A indústria da moda está no centro de um debate acalorado com a adoção crescente da inteligência artificial. A mais recente polêmica envolve a gigante do varejo Zara, que passou a utilizar IA para gerar imagens de modelos reais vestindo peças diferentes, dispensando a necessidade de novas sessões fotográficas.
Economia para as marcas, incerteza para os profissionais
A prática, revelada publicamente na semana passada, representa uma enorme economia de custos para um negócio de fast fashion como a Zara. No entanto, a pergunta que fica no ar é: quem arca com esse custo? Especialistas apontam que o peso recai sobre os profissionais já precarizados da indústria.
Dezenas de pessoas podem ser impactadas em uma única produção fotográfica tradicional, incluindo modelos, fotógrafos, assistentes, stylists, maquiadores, profissionais de alimentação e limpeza. Enquanto modelos consagrados e fotógrafos renomados têm poder de barganha para se proteger, a situação é muito mais frágil para iniciantes e aspirantes.
A Zara adotou um procedimento que buscou autorização de modelos que já haviam posado para a marca para criar novas imagens a partir de suas fotos existentes. Embora isso seja visto como um passo à frente em relação à criação de modelos totalmente artificiais, surge a dúvida: uma modelo iniciante teria a liberdade de recusar tal autorização sem medo de retaliação em futuras contratações?
Uma tendência que se espalha pela indústria
A Zara não está sozinha nesse movimento. Outras grandes empresas de moda já exploram caminhos semelhantes. A H&M, por exemplo, anunciou a criação de clones digitais de modelos para uso em campanhas. Em agosto de 2025, a marca Guess provocou reações ao publicar um anúncio inteiramente produzido com inteligência artificial.
O discurso comum de que "profissionais não serão substituídos por IA, mas por pessoas que sabem usá-la" é colocado em xeque neste contexto. Em um cenário onde a imagem completa é gerada por algoritmo, qual seria o papel de um stylist, por mais proficiente que seja em ferramentas como ChatGPT?
O caso brasileiro: avatares digitais de modelos reais
No Brasil, a discussão ganhou contornos específicos com uma iniciativa da agência Joy. A empresa criou avatares digitais hiper-realistas de modelos reais de seu elenco. A proposta é que esses "gêmeos virtuais" possam ser usados em projetos publicitários sem a necessidade de deslocamento físico constante, respeitando contratos e remunerações previamente acordados.

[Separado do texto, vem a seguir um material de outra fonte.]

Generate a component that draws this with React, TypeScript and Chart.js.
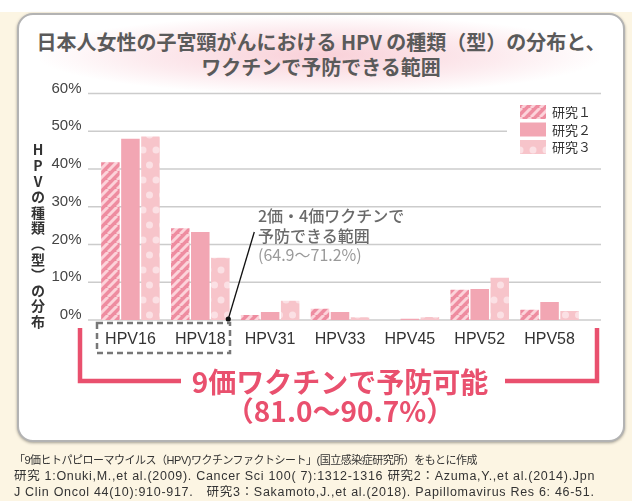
import React, { useEffect, useRef } from "react";
import { Chart, registerables } from "chart.js";
Chart.register(...registerables);

const categories = ["HPV16", "HPV18", "HPV31", "HPV33", "HPV45", "HPV52", "HPV58"];
const study1 = [41.8, 24.3, 1.3, 3.0, 0, 8.0, 2.7];
const study2 = [48.0, 23.3, 2.1, 2.1, 0.3, 8.2, 4.8];
const study3 = [48.6, 16.5, 5.1, 0.7, 0.8, 11.2, 2.4];
const seriesNames = ["研究１", "研究２", "研究３"];
const yTicks = [0, 10, 20, 30, 40, 50, 60];

const LATIN = "'Liberation Sans', Arial, sans-serif";
const JP = "'Noto Sans CJK JP', sans-serif";
const PINK = "#e9506e";

function stripePattern(): CanvasPattern | string {
  const c = document.createElement("canvas");
  const s = 9;
  c.width = s;
  c.height = s;
  const g = c.getContext("2d")!;
  g.fillStyle = "#ee8ca0";
  g.fillRect(0, 0, s, s);
  g.strokeStyle = "#fcd3da";
  g.lineWidth = 3;
  for (const o of [-s, 0, s]) {
    g.beginPath();
    g.moveTo(o, s);
    g.lineTo(o + s, 0);
    g.stroke();
  }
  return g.createPattern(c, "repeat") || "#ee8ca0";
}

function dotPattern(): CanvasPattern | string {
  const c = document.createElement("canvas");
  const w = 13;
  const h = 30;
  c.width = w;
  c.height = h;
  const g = c.getContext("2d")!;
  g.fillStyle = "#f7c4ca";
  g.fillRect(0, 0, w, h);
  g.fillStyle = "#fbe0e4";
  const pts = [
    [0, 0], [w, 0], [0, h], [w, h], [w / 2, h / 2],
  ];
  for (const [x, y] of pts) {
    g.beginPath();
    g.arc(x, y, 3.5, 0, Math.PI * 2);
    g.fill();
  }
  return g.createPattern(c, "repeat") || "#f7c4ca";
}

export default function App() {
  const ref = useRef<HTMLCanvasElement | null>(null);

  useEffect(() => {
    if (!ref.current) return;
    const p1 = stripePattern();
    const p2 = "#f2a6b3";
    const p3 = dotPattern();
    const fills = [p1, p2, p3];

    const gridPlugin = {
      id: "customGrid",
      beforeDatasetsDraw(chart: any) {
        const ctx = chart.ctx;
        const ys = chart.scales.y;
        ctx.save();
        ctx.strokeStyle = "#cccccc";
        ctx.lineWidth = 1.5;
        for (const v of yTicks) {
          const y = ys.getPixelForValue(v);
          ctx.beginPath();
          ctx.moveTo(88, y);
          ctx.lineTo(601, y);
          ctx.stroke();
        }
        ctx.restore();
      },
    };

    const decoPlugin = {
      id: "deco",
      afterDraw(chart: any) {
        const ctx = chart.ctx;
        const xs = chart.scales.x;
        const ys = chart.scales.y;
        ctx.save();
        // legend
        ctx.fillStyle = "#ffffff";
        ctx.fillRect(507, 100, 94, 58);
        for (let i = 0; i < 3; i++) {
          const y = 105 + i * 17.5;
          ctx.fillStyle = fills[i] as any;
          ctx.fillRect(520, y, 26, 14);
          ctx.fillStyle = "#333333";
          ctx.font = `13px ${JP}`;
          ctx.textBaseline = "middle";
          ctx.textAlign = "left";
          ctx.fillText(seriesNames[i], 552, y + 7.5);
        }
        // annotation line from HPV18 group edge
        const x0 = xs.getPixelForValue(1) + 28;
        const y0 = ys.getPixelForValue(0) - 1;
        ctx.strokeStyle = "#111111";
        ctx.lineWidth = 1.3;
        ctx.beginPath();
        ctx.moveTo(x0, y0);
        ctx.lineTo(x0 + 26, 232);
        ctx.stroke();
        ctx.fillStyle = "#111111";
        ctx.beginPath();
        ctx.arc(x0, y0, 2.6, 0, Math.PI * 2);
        ctx.fill();
        // dashed box
        ctx.strokeStyle = "#777777";
        ctx.lineWidth = 2.5;
        ctx.setLineDash([6, 4]);
        ctx.strokeRect(97, 323, 133, 30);
        ctx.setLineDash([]);
        // pink bracket
        ctx.strokeStyle = PINK;
        ctx.lineWidth = 4.5;
        ctx.lineJoin = "miter";
        ctx.beginPath();
        ctx.moveTo(80, 328);
        ctx.lineTo(80, 381);
        ctx.lineTo(181, 381);
        ctx.stroke();
        ctx.beginPath();
        ctx.moveTo(505, 381);
        ctx.lineTo(597, 381);
        ctx.lineTo(597, 328);
        ctx.stroke();
        ctx.restore();
      },
    };

    const chart = new Chart(ref.current, {
      type: "bar",
      data: {
        labels: categories,
        datasets: [study1, study2, study3].map((d, i) => ({
          label: seriesNames[i],
          data: d,
          backgroundColor: fills[i] as any,
          borderWidth: 0,
          categoryPercentage: 0.86,
          barPercentage: 0.925,
        })),
      },
      options: {
        responsive: false,
        animation: false,
        devicePixelRatio: 1,
        layout: { padding: { left: 0, right: 47.5, top: 93.5, bottom: 141 } },
        plugins: { legend: { display: false }, tooltip: { enabled: false } },
        scales: {
          x: {
            grid: { display: false, drawTicks: false },
            border: { display: false },
            ticks: {
              font: { family: LATIN, size: 16 },
              color: "#333333",
              padding: 10,
              maxRotation: 0,
              autoSkip: false,
            },
            afterFit(s: any) {
              s.height = 40;
            },
          },
          y: {
            min: 0,
            max: 60,
            grid: { display: false, drawTicks: false },
            border: { display: false },
            ticks: {
              stepSize: 10,
              callback: (v: any) => v + "%",
              font: { family: LATIN, size: 15 },
              color: "#444444",
              padding: 14,
              labelOffset: -5,
            },
            afterFit(s: any) {
              s.width = 95.5;
            },
          },
        },
      },
      plugins: [gridPlugin, decoPlugin],
    });
    return () => chart.destroy();
  }, []);

  const abs: React.CSSProperties = { position: "absolute", pointerEvents: "none" };

  return (
    <div
      style={{
        position: "fixed",
        left: 0,
        top: 0,
        width: 632,
        height: 501,
        overflow: "hidden",
        background: "#ffffff",
      }}
    >
      <div style={{ ...abs, left: 0, top: 12, width: 632, height: 489, background: "#fcf5e3" }} />
      <div
        style={{
          ...abs,
          left: 17,
          top: 13,
          width: 604,
          height: 425,
          borderRadius: 16,
          border: "2px solid #b3b3b3",
          boxShadow: "0 1px 3px rgba(0,0,0,0.35)",
          background: "#ffffff",
        }}
      />
      <div
        style={{
          ...abs,
          left: 40,
          top: 16,
          width: 560,
          height: 78,
          background:
            "radial-gradient(ellipse at center, rgba(247,196,206,0.8) 0%, rgba(250,215,222,0.5) 45%, rgba(255,255,255,0) 72%)",
        }}
      />
      <div
        style={{
          ...abs,
          left: 17,
          top: 28.5,
          width: 608,
          textAlign: "center",
          fontFamily: JP,
          fontWeight: 700,
          fontSize: 20,
          lineHeight: "25.5px",
          color: "#5a5a5a",
          whiteSpace: "nowrap",
        }}
      >
        <div>日本人女性の子宮頸がんにおける HPV の種類（型）の分布と、</div>
        <div>ワクチンで予防できる範囲</div>
      </div>
      <canvas
        ref={ref}
        width={632}
        height={501}
        style={{ position: "absolute", left: 0, top: 0, width: 632, height: 501 }}
      />
      <div
        style={{
          ...abs,
          left: 31,
          top: 143,
          writingMode: "vertical-rl",
          textOrientation: "upright",
          fontFamily: JP,
          fontWeight: 700,
          fontSize: 14,
          lineHeight: 1,
          letterSpacing: "1.6px",
          color: "#333333",
          whiteSpace: "nowrap",
        }}
      >
        HPVの種類（型）の分布
      </div>
      <div
        style={{
          ...abs,
          left: 258,
          top: 206,
          fontFamily: JP,
          fontSize: 16,
          lineHeight: "19.5px",
          fontWeight: 500,
          color: "#6a6a6a",
          whiteSpace: "nowrap",
        }}
      >
        <div>2価・4価ワクチンで</div>
        <div>予防できる範囲</div>
        <div style={{ color: "#9a9a9a", fontWeight: 400 }}>(64.9〜71.2%)</div>
      </div>
      <div
        style={{
          ...abs,
          left: 140,
          top: 367,
          width: 400,
          textAlign: "center",
          fontFamily: JP,
          fontWeight: 700,
          fontSize: 28,
          lineHeight: "29px",
          color: PINK,
          whiteSpace: "nowrap",
        }}
      >
        <div>9価ワクチンで予防可能</div>
        <div>（81.0〜90.7%）</div>
      </div>
      <div
        style={{
          ...abs,
          left: 14,
          top: 452,
          fontFamily: `'Liberation Sans', 'Noto Sans CJK JP', sans-serif`,
          lineHeight: "16px",
          color: "#333333",
          whiteSpace: "nowrap",
        }}
      >
        <div style={{ fontSize: 11, letterSpacing: "-0.5px" }}>
          「9価ヒトパピローマウイルス（HPV)ワクチンファクトシート」(国立感染症研究所）をもとに作成
        </div>
        <div style={{ fontSize: 12.5, letterSpacing: "0.7px" }}>
          研究 1:Onuki,M.,et al.(2009). Cancer Sci 100( 7):1312-1316 研究2：Azuma,Y.,et al.(2014).Jpn
        </div>
        <div style={{ fontSize: 12.5, letterSpacing: "0.7px" }}>
          J Clin Oncol 44(10):910-917.　研究3：Sakamoto,J.,et al.(2018). Papillomavirus Res 6: 46-51.
        </div>
      </div>
    </div>
  );
}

Apesar de ser uma tentativa de controlar uma transformação considerada inevitável, questões importantes permanecem. Para quem está começando, haverá demanda tanto pela pessoa real quanto por seu avatar? Existe o risco concreto de a pessoa de carne e osso perder oportunidades para sua versão digital?
A Joy defende que a iniciativa não visa substituir modelos, mas abrir uma nova frente de trabalho em um mercado em digitalização acelerada. Contudo, questões sobre controle de imagem, privacidade, duração dos direitos concedidos e o equilíbrio entre abrir novas portas ou fechar as existentes são centrais no debate.
O debate necessário antes da consolidação
Entidades que representam profissionais do setor da moda têm se manifestado sempre que casos como o da Zara vêm à tona. A crítica principal é que a inteligência artificial precisa ser debatida antes de sua aplicação em larga escala. Após a consolidação do uso da tecnologia, será muito mais difícil reverter o cenário ou estabelecer regras protetivas.
O cerne da questão não é ser contra o progresso tecnológico, mas defender que sua implantação seja feita a partir de discussões sérias e inclusivas. O que está em jogo, afinal, é o sustento de milhares de pessoas que dependem da indústria da moda para viver. O exemplo criado pelo jornalista Alvaro Leme em menos de um minuto no Midjourney, em 23 de dezembro de 2025, serve como um alerta vívido do quão simples e disruptiva essa tecnologia pode ser.